User:TJones (WMF)/Notes/extra-analysis Elasticsearch Plugin

From mediawiki.org

February/March 2018 — See TJones_(WMF)/Notes for other projects. See also T183015.

Background[edit]

I briefly mentioned the search/extra-analysis plugin in my notes on Serbian analysis, but thought I should flesh it out a bit more after a question came up on Gerrit.

The search/extra-analysis plugin is available on Gerrit and GitHub, with the GitHub docs being the easiest to read.

A Plan: Serbian, et al. and search/extra[edit]

Right now, the "extra-analysis" plugin is effectively the "Serbian-analysis" plugin, but we didn't name it to reflect that because the hope is that other stemmers and analysis tools will join the Serbian stemmer in either the extra-analysis plugin, or its companion, the search/extra plugin.

The search/extra plugin is a repository for us to keep a collection of small-but-useful Elasticsearch tools that we've built over the years.
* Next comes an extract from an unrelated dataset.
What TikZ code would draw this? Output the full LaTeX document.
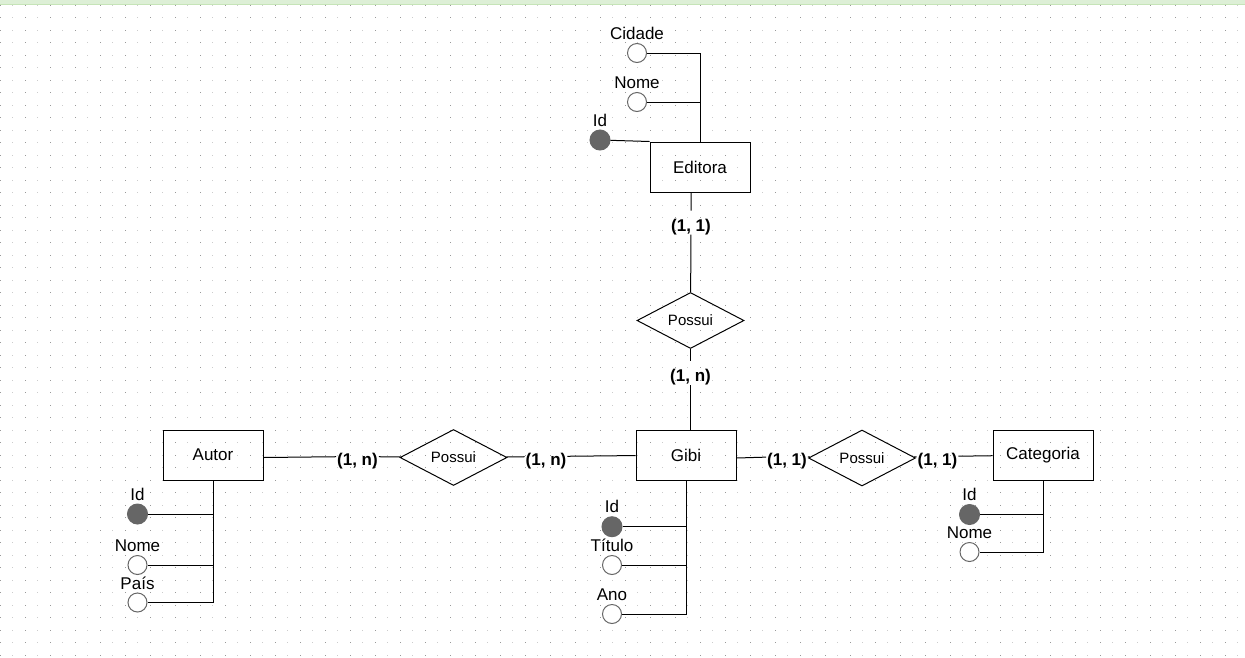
\documentclass[tikz,border=0pt]{standalone}
\usepackage{fontspec}
\setmainfont{Liberation Sans}
\usetikzlibrary{shapes.geometric}

\definecolor{bandGreen}{HTML}{DDEFD6}
\definecolor{bandLine}{HTML}{C6E4B8}
\definecolor{attrGray}{HTML}{666666}

\begin{document}
\begin{tikzpicture}[x = 1pt, y = -1pt, line width = 1pt]
\tikzstyle{entityStyle} = [draw, minimum width = 100pt, minimum height = 50pt, font = \fontsize{17}{20}\selectfont]
\tikzstyle{relationStyle} = [draw, diamond, aspect = 2, minimum width = 107pt, minimum height = 56pt, inner sep = 0pt, font = \fontsize{15}{18}\selectfont]
\tikzstyle{keyStyle} = [shape = circle, minimum size = 20pt, inner sep = 0pt, draw = attrGray, fill = attrGray]
\tikzstyle{attrStyle} = [shape = circle, minimum size = 19pt, inner sep = 0pt, draw = attrGray, fill = white]
\tikzstyle{attrLabelStyle} = [font = \fontsize{17}{20}\selectfont, inner xsep = 0pt, inner ysep = 3pt, text depth = 0pt]
\tikzstyle{cardStyle} = [font = \bfseries\fontsize{17}{20}\selectfont, inner xsep = 0.5pt, inner ysep = 3pt, text height = 17pt, text depth = 0pt]
\useasboundingbox (0,0) rectangle (1245,657);
\fill[white] (0,0) rectangle (1245,657);
% grid
\foreach \i in {0,2,...,98} {
  \foreach \j in {0,...,52} {
    \fill[black!40] (12.5*\i-0.5, 4.5+12.5*\j) rectangle ++(1,1);
  }
}
\foreach \i in {1,3,...,99} {
  \foreach \j in {0,...,52} {
    \fill[black!20] (12.5*\i-0.5, 4.5+12.5*\j) rectangle ++(1,1);
  }
}
\fill[bandGreen] (0,0) rectangle (1245,4.5);
\draw[bandLine] (0,4.5) -- (1245,4.5);
% entities
\node[entityStyle] (editora) at (700,167) {Editora};
\node[entityStyle] (autor) at (213,455) {Autor};
\node[entityStyle] (gibi) at (686,455) {Gibi};
\node[entityStyle] (categoria) at (1043,455) {Categoria};
% relations
\node[relationStyle] (possuiE) at (690.5,320.5) {Possui};
\node[relationStyle] (possuiA) at (453.5,457.5) {Possui};
\node[relationStyle] (possuiC) at (862,458) {Possui};
% cardinalities
\node[cardStyle] (cardE1) at (691,222.5) {(1, 1)};
\node[cardStyle] (cardE2) at (690.5,373) {(1, n)};
\node[cardStyle] (cardA1) at (357.5,456.5) {(1, n)};
\node[cardStyle] (cardA2) at (546,456.5) {(1, n)};
\node[cardStyle] (cardC1) at (787,456.5) {(1, 1)};
\node[cardStyle] (cardC2) at (937.5,456.5) {(1, 1)};
\draw (cardE1 |- editora.south) -- (cardE1) -- (possuiE);
\draw (possuiE) -- (cardE2) -- (cardE2 |- gibi.north);
\draw (autor.east |- possuiA) -- (cardA1) -- (possuiA);
\draw (possuiA) -- (cardA2) -- (gibi);
\draw (gibi.east |- possuiC) -- (cardC1) -- (possuiC);
\draw (possuiC) -- (cardC2) -- (categoria);
% Editora
\node[attrStyle, label = {[attrLabelStyle]above:Cidade}] (cidadeE) at (637,53) {};
\node[attrStyle, label = {[attrLabelStyle]above:Nome}] (nomeE) at (637,102) {};
\node[keyStyle, label = {[attrLabelStyle]above:Id}] (idE) at (600,140) {};
\draw (cidadeE) -| (editora.north);
\draw (nomeE) -- (nomeE -| editora.north);
\draw (idE) -- (editora.north west);
% Autor
\node[keyStyle, label = {[attrLabelStyle]above:Id}] (idA) at (137.5,514) {};
\node[attrStyle, label = {[attrLabelStyle]above:Nome}] (nomeA) at (137.5,565) {};
\node[attrStyle, label = {[attrLabelStyle]above:País}] (paisA) at (137.5,602.5) {};
\draw (autor.south) |- (paisA);
\draw (idA) -- (idA -| autor.south);
\draw (nomeA) -- (nomeA -| autor.south);
% Gibi
\node[keyStyle, label = {[attrLabelStyle]above:Id}] (idG) at (612,526.7) {};
\node[attrStyle, label = {[attrLabelStyle]above:Título}] (tituloG) at (612,565) {};
\node[attrStyle, label = {[attrLabelStyle]above:Ano}] (anoG) at (612,614) {};
\draw (gibi.south) |- (anoG);
\draw (idG) -- (idG -| gibi.south);
\draw (tituloG) -- (tituloG -| gibi.south);
% Categoria
\node[keyStyle, label = {[attrLabelStyle]above:Id}] (idC) at (969.5,514.5) {};
\node[attrStyle, label = {[attrLabelStyle]above:Nome}] (nomeC) at (969.5,552) {};
\draw (categoria.south) |- (nomeC);
\draw (idC) -- (idC -| categoria.south);
\end{tikzpicture}
\end{document}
When we decided to add an Elasticsearch plugin wrapper around an open-source Serbian stemmer—keeping in mind plans to try to do the same for other open-source morphological software in the future—we decided that the first draft could be housed in the search/extra plugin. This decreases our ongoing maintenance burden compared to a separate Serbian plugin, and if someone really wants to use it, they could, with only a little extra overhead of the other tools in the plugin.

A New Plan: Licenses, licenses, and more licenses[edit]

Unfortunately, plans often do not survive contact with reality, and as the Serbian stemmer is licensed under GPLv3, it most likely could not be bundled into the search/extra plugin (licensed under Apache 2.0) without converting everything to GPLv3, which we didn't want to do.

So, we created a new plugin repository, search/extra-analysis, which is licensed under GPLv3, and which can incorporate future compatibly licensed morphological analysis libraries we want to build on.

We did end up this time with a new plugin repo to support, but going forward we shouldn't need another project/repo for every new Elastic plugin we want to build for search. Anything we build ourselves will be licensed under Apache 2.0 and can go into search/extra. Any open-source work we build on that has a permissive license compatible with Apache 2.0 (MIT, BSD, etc.) will also probably go in search/extra. Open source works with GPLv3-compatible licenses (GPLv3, GPLv2+, LGPL) will go into search/extra-analysis.

I am not a lawyer, but it seems to be common wisdom that GPLv2 (as opposed to GPLv2+) is incompatible with GPLv3, so that may be a problem in the future. But, as they say, we can burn that bridge when we get to it.

Future Plans[edit]

If a lot of people start using the Serbian stemmer (or some other future analysis tool we incorporate into search/extra or search/extra-analysis), we might consider spinning it off into its own project and trying to do a proper job maintaining it, with releases for every version of Elasticsearch, etc. But for now, that would be time and effort I'd rather spend working on other small-but-useful plugins—doing something helpful for Khmer or Chinese, for example—while minimizing the work needed to support those efforts, so this is our compromise.